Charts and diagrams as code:

..........

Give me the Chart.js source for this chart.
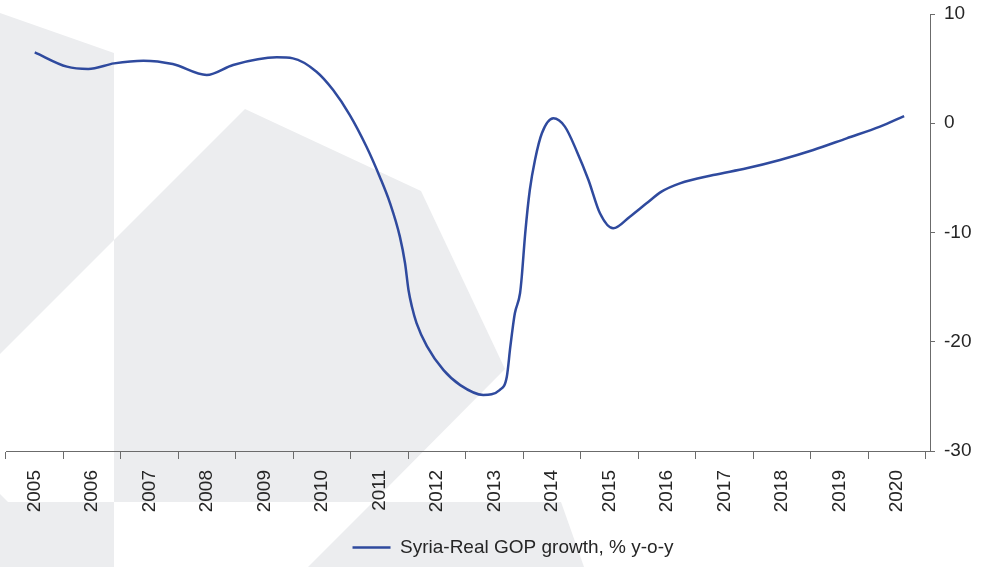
<!DOCTYPE html>
<html>
<head>
<meta charset="utf-8">
<script src="https://cdn.jsdelivr.net/npm/chart.js@4.4.1/dist/chart.umd.min.js"></script>
<style>
  html, body { margin: 0; padding: 0; background: #ffffff; }
  #wrap { position: relative; width: 990px; height: 567px; }
</style>
</head>
<body>
<div id="wrap"><canvas id="c"></canvas></div>
<script>
// ---- data ----
const seriesLabel = 'Syria-Real GOP growth, % y-o-y';
const tickYears = [2005, 2006, 2007, 2008, 2009, 2010, 2011, 2012, 2013, 2014, 2015, 2016, 2017, 2018, 2019, 2020];
const yTicks = [-30, -20, -10, 0, 10];
const years = [
  2005.00, 2005.56, 2005.93, 2006.38, 2006.89, 2007.40, 2007.99, 2008.45, 2009.21, 2009.49,
  2009.90, 2010.19, 2010.48, 2010.77, 2011.00, 2011.18, 2011.35, 2011.44, 2011.50, 2011.56,
  2011.64, 2011.82, 2012.11, 2012.40, 2012.80, 2013.09, 2013.21, 2013.27, 2013.30, 2013.35,
  2013.44, 2013.47, 2013.53, 2013.61, 2013.70, 2013.82, 2014.02, 2014.22, 2014.43, 2014.63,
  2014.83, 2015.06, 2015.35, 2015.64, 2015.90, 2016.22, 2016.80, 2017.38, 2017.96, 2018.54,
  2019.12, 2019.70, 2020.12
];
const growth = [
  6.49, 5.18, 4.97, 5.48, 5.73, 5.42, 4.42, 5.33, 6.03, 5.94,
  4.72, 3.04, 0.75, -2.15, -4.89, -7.33, -10.38, -12.82, -15.26, -16.80,
  -18.30, -20.40, -22.60, -23.97, -24.87, -24.40, -23.20, -20.50, -19.23, -17.40,
  -15.56, -14.05, -10.07, -6.11, -3.36, -0.92, 0.45, -0.31, -2.60, -5.19,
  -8.24, -9.62, -8.55, -7.33, -6.26, -5.50, -4.74, -4.12, -3.36, -2.45,
  -1.38, -0.31, 0.66
];

const FONT = '"Liberation Sans", Arial, Helvetica, sans-serif';
const AXIS = '#6b6b6b';
const TEXT = '#262626';
const LINE = '#2f4a9e';
const SHADE = '#ecedef';

// decorative watermark background
const backdrop = {
  id: 'backdrop',
  beforeDraw(chart) {
    const ctx = chart.ctx;
    ctx.save();
    ctx.fillStyle = '#ffffff';
    ctx.fillRect(0, 0, chart.width, chart.height);
    ctx.fillStyle = SHADE;
    const polys = [
      [[0, 13], [114, 53], [114, 240], [0, 354]],
      [[114, 240], [245, 109], [421, 191], [505, 369], [373, 502], [114, 502]],
      [[0, 494], [8, 502], [0, 502]],
      [[0, 502], [114, 502], [114, 567], [0, 567]],
      [[373, 502], [561, 502], [584, 567], [308, 567]]
    ];
    polys.forEach(p => {
      ctx.beginPath();
      ctx.moveTo(p[0][0], p[0][1]);
      for (let i = 1; i < p.length; i++) ctx.lineTo(p[i][0], p[i][1]);
      ctx.closePath();
      ctx.fill();
    });
    ctx.restore();
  }
};

const legendShift = {
  id: 'legendShift',
  afterLayout(chart) {
    if (chart.legend) { chart.legend.left += 15; chart.legend.right += 15; }
  }
};

new Chart(document.getElementById('c'), {
  type: 'line',
  data: {
    datasets: [{
      label: seriesLabel,
      data: years.map((x, i) => ({ x: x, y: growth[i] })),
      borderColor: LINE,
      backgroundColor: LINE,
      borderWidth: 2.5,
      pointRadius: 0,
      pointHoverRadius: 0,
      fill: false,
      cubicInterpolationMode: 'monotone'
    }]
  },
  plugins: [backdrop, legendShift],
  options: {
    responsive: true,
    maintainAspectRatio: false,
    animation: false,
    devicePixelRatio: 1,
    layout: { padding: { left: 6, top: 14, right: 0, bottom: 0 } },
    plugins: {
      tooltip: { enabled: false },
      legend: {
        display: true,
        position: 'bottom',
        labels: {
          usePointStyle: true,
          pointStyle: 'line',
          pointStyleWidth: 38,
          color: TEXT,
          font: { family: FONT, size: 19 },
          padding: 10
        }
      }
    },
    scales: {
      x: {
        type: 'linear',
        position: 'bottom',
        min: 2004.5,
        max: 2020.57,
        afterFit(s) { s.height = 77; s.paddingLeft = 0; s.paddingRight = 0; },
        afterBuildTicks(s) { s.ticks = tickYears.map(v => ({ value: v })); },
        grid: {
          offset: true,
          drawOnChartArea: false,
          drawTicks: true,
          tickLength: 8,
          color: AXIS,
          lineWidth: 1
        },
        border: { display: true, color: AXIS, width: 1 },
        ticks: {
          autoSkip: false,
          maxRotation: 90,
          minRotation: 90,
          padding: 11,
          color: TEXT,
          font: { family: FONT, size: 19 },
          callback: v => String(v)
        }
      },
      y: {
        type: 'linear',
        position: 'right',
        min: -30,
        max: 10,
        afterFit(s) { s.width = 60; s.paddingTop = 0; s.paddingBottom = 0; },
        afterBuildTicks(s) { s.ticks = yTicks.map(v => ({ value: v })); },
        grid: {
          drawOnChartArea: false,
          drawTicks: true,
          tickLength: 5,
          color: AXIS,
          lineWidth: 1
        },
        border: { display: true, color: AXIS, width: 1 },
        ticks: {
          padding: 9,
          color: TEXT,
          font: { family: FONT, size: 19 },
          callback: v => String(v)
        }
      }
    }
  }
});
</script>
</body>
</html>
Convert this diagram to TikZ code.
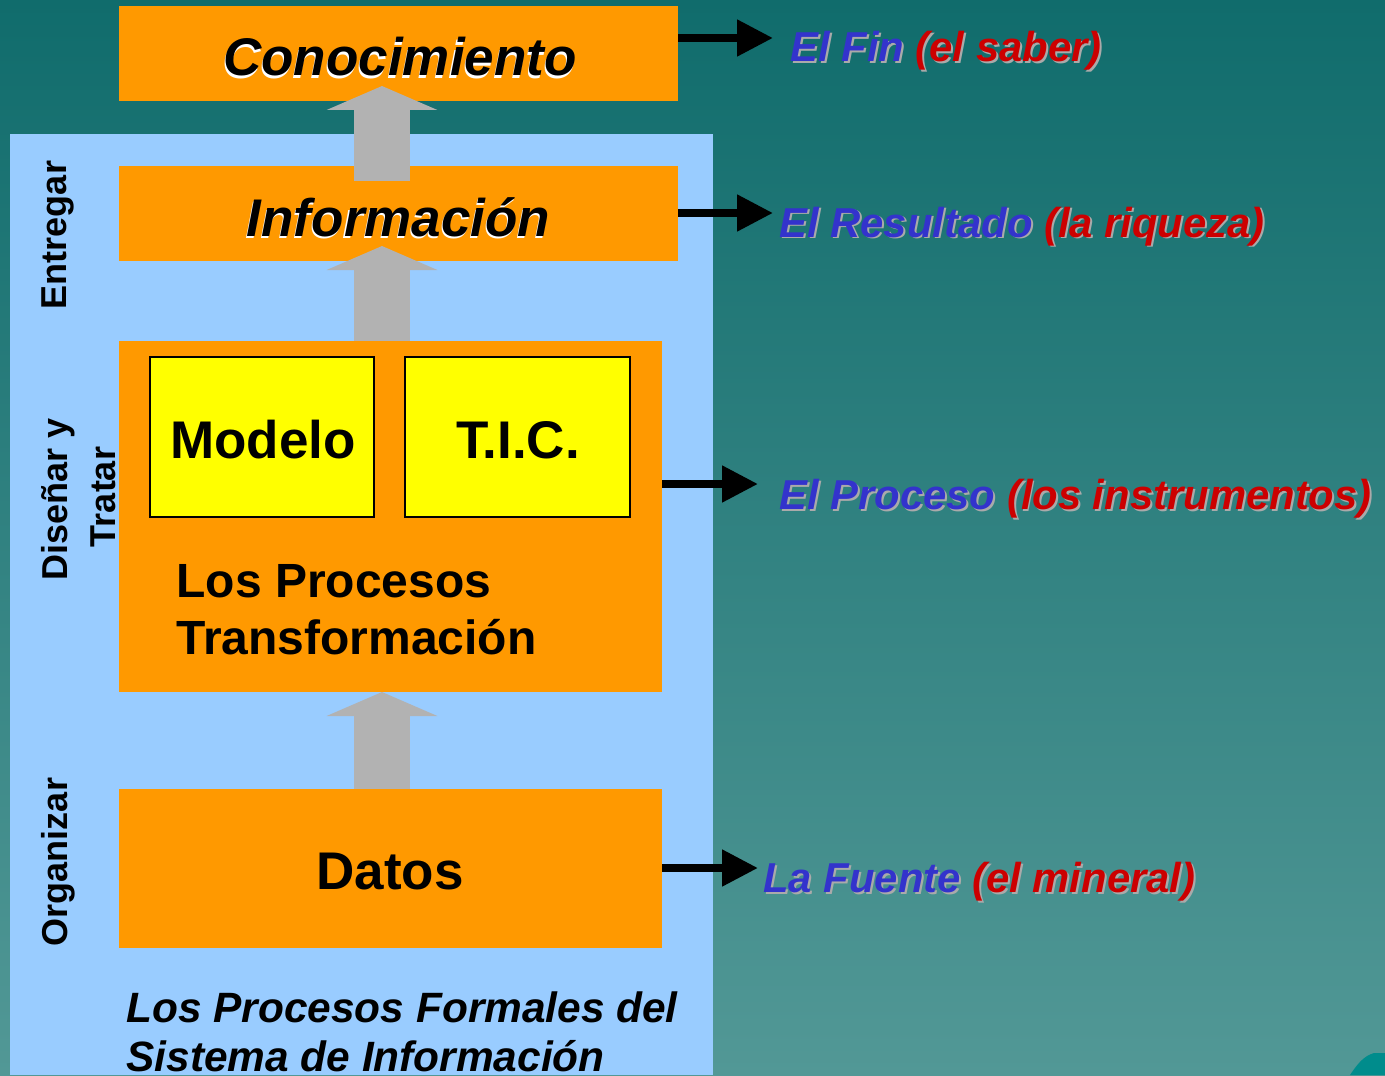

..........

What you need to do: Copy out all of the material exactly as written, without its pictures.

Full output:
Give me the Chart.js source for this chart.
<!DOCTYPE html>
<html>
<head>
<meta charset="utf-8">
<script src="https://cdn.jsdelivr.net/npm/chart.js@4.4.1/dist/chart.umd.min.js"></script>
<style>
  html, body { margin: 0; padding: 0; background: #ffffff; }
  #wrap { position: relative; width: 990px; height: 567px; }
</style>
</head>
<body>
<div id="wrap"><canvas id="c"></canvas></div>
<script>
// ---- data ----
const seriesLabel = 'Syria-Real GOP growth, % y-o-y';
const tickYears = [2005, 2006, 2007, 2008, 2009, 2010, 2011, 2012, 2013, 2014, 2015, 2016, 2017, 2018, 2019, 2020];
const yTicks = [-30, -20, -10, 0, 10];
const years = [
  2005.00, 2005.56, 2005.93, 2006.38, 2006.89, 2007.40, 2007.99, 2008.45, 2009.21, 2009.49,
  2009.90, 2010.19, 2010.48, 2010.77, 2011.00, 2011.18, 2011.35, 2011.44, 2011.50, 2011.56,
  2011.64, 2011.82, 2012.11, 2012.40, 2012.80, 2013.09, 2013.21, 2013.27, 2013.30, 2013.35,
  2013.44, 2013.47, 2013.53, 2013.61, 2013.70, 2013.82, 2014.02, 2014.22, 2014.43, 2014.63,
  2014.83, 2015.06, 2015.35, 2015.64, 2015.90, 2016.22, 2016.80, 2017.38, 2017.96, 2018.54,
  2019.12, 2019.70, 2020.12
];
const growth = [
  6.49, 5.18, 4.97, 5.48, 5.73, 5.42, 4.42, 5.33, 6.03, 5.94,
  4.72, 3.04, 0.75, -2.15, -4.89, -7.33, -10.38, -12.82, -15.26, -16.80,
  -18.30, -20.40, -22.60, -23.97, -24.87, -24.40, -23.20, -20.50, -19.23, -17.40,
  -15.56, -14.05, -10.07, -6.11, -3.36, -0.92, 0.45, -0.31, -2.60, -5.19,
  -8.24, -9.62, -8.55, -7.33, -6.26, -5.50, -4.74, -4.12, -3.36, -2.45,
  -1.38, -0.31, 0.66
];

const FONT = '"Liberation Sans", Arial, Helvetica, sans-serif';
const AXIS = '#6b6b6b';
const TEXT = '#262626';
const LINE = '#2f4a9e';
const SHADE = '#ecedef';

// decorative watermark background
const backdrop = {
  id: 'backdrop',
  beforeDraw(chart) {
    const ctx = chart.ctx;
    ctx.save();
    ctx.fillStyle = '#ffffff';
    ctx.fillRect(0, 0, chart.width, chart.height);
    ctx.fillStyle = SHADE;
    const polys = [
      [[0, 13], [114, 53], [114, 240], [0, 354]],
      [[114, 240], [245, 109], [421, 191], [505, 369], [373, 502], [114, 502]],
      [[0, 494], [8, 502], [0, 502]],
      [[0, 502], [114, 502], [114, 567], [0, 567]],
      [[373, 502], [561, 502], [584, 567], [308, 567]]
    ];
    polys.forEach(p => {
      ctx.beginPath();
      ctx.moveTo(p[0][0], p[0][1]);
      for (let i = 1; i < p.length; i++) ctx.lineTo(p[i][0], p[i][1]);
      ctx.closePath();
      ctx.fill();
    });
    ctx.restore();
  }
};

const legendShift = {
  id: 'legendShift',
  afterLayout(chart) {
    if (chart.legend) { chart.legend.left += 15; chart.legend.right += 15; }
  }
};

new Chart(document.getElementById('c'), {
  type: 'line',
  data: {
    datasets: [{
      label: seriesLabel,
      data: years.map((x, i) => ({ x: x, y: growth[i] })),
      borderColor: LINE,
      backgroundColor: LINE,
      borderWidth: 2.5,
      pointRadius: 0,
      pointHoverRadius: 0,
      fill: false,
      cubicInterpolationMode: 'monotone'
    }]
  },
  plugins: [backdrop, legendShift],
  options: {
    responsive: true,
    maintainAspectRatio: false,
    animation: false,
    devicePixelRatio: 1,
    layout: { padding: { left: 6, top: 14, right: 0, bottom: 0 } },
    plugins: {
      tooltip: { enabled: false },
      legend: {
        display: true,
        position: 'bottom',
        labels: {
          usePointStyle: true,
          pointStyle: 'line',
          pointStyleWidth: 38,
          color: TEXT,
          font: { family: FONT, size: 19 },
          padding: 10
        }
      }
    },
    scales: {
      x: {
        type: 'linear',
        position: 'bottom',
        min: 2004.5,
        max: 2020.57,
        afterFit(s) { s.height = 77; s.paddingLeft = 0; s.paddingRight = 0; },
        afterBuildTicks(s) { s.ticks = tickYears.map(v => ({ value: v })); },
        grid: {
          offset: true,
          drawOnChartArea: false,
          drawTicks: true,
          tickLength: 8,
          color: AXIS,
          lineWidth: 1
        },
        border: { display: true, color: AXIS, width: 1 },
        ticks: {
          autoSkip: false,
          maxRotation: 90,
          minRotation: 90,
          padding: 11,
          color: TEXT,
          font: { family: FONT, size: 19 },
          callback: v => String(v)
        }
      },
      y: {
        type: 'linear',
        position: 'right',
        min: -30,
        max: 10,
        afterFit(s) { s.width = 60; s.paddingTop = 0; s.paddingBottom = 0; },
        afterBuildTicks(s) { s.ticks = yTicks.map(v => ({ value: v })); },
        grid: {
          drawOnChartArea: false,
          drawTicks: true,
          tickLength: 5,
          color: AXIS,
          lineWidth: 1
        },
        border: { display: true, color: AXIS, width: 1 },
        ticks: {
          padding: 9,
          color: TEXT,
          font: { family: FONT, size: 19 },
          callback: v => String(v)
        }
      }
    }
  }
});
</script>
</body>
</html>
Convert this diagram to TikZ code.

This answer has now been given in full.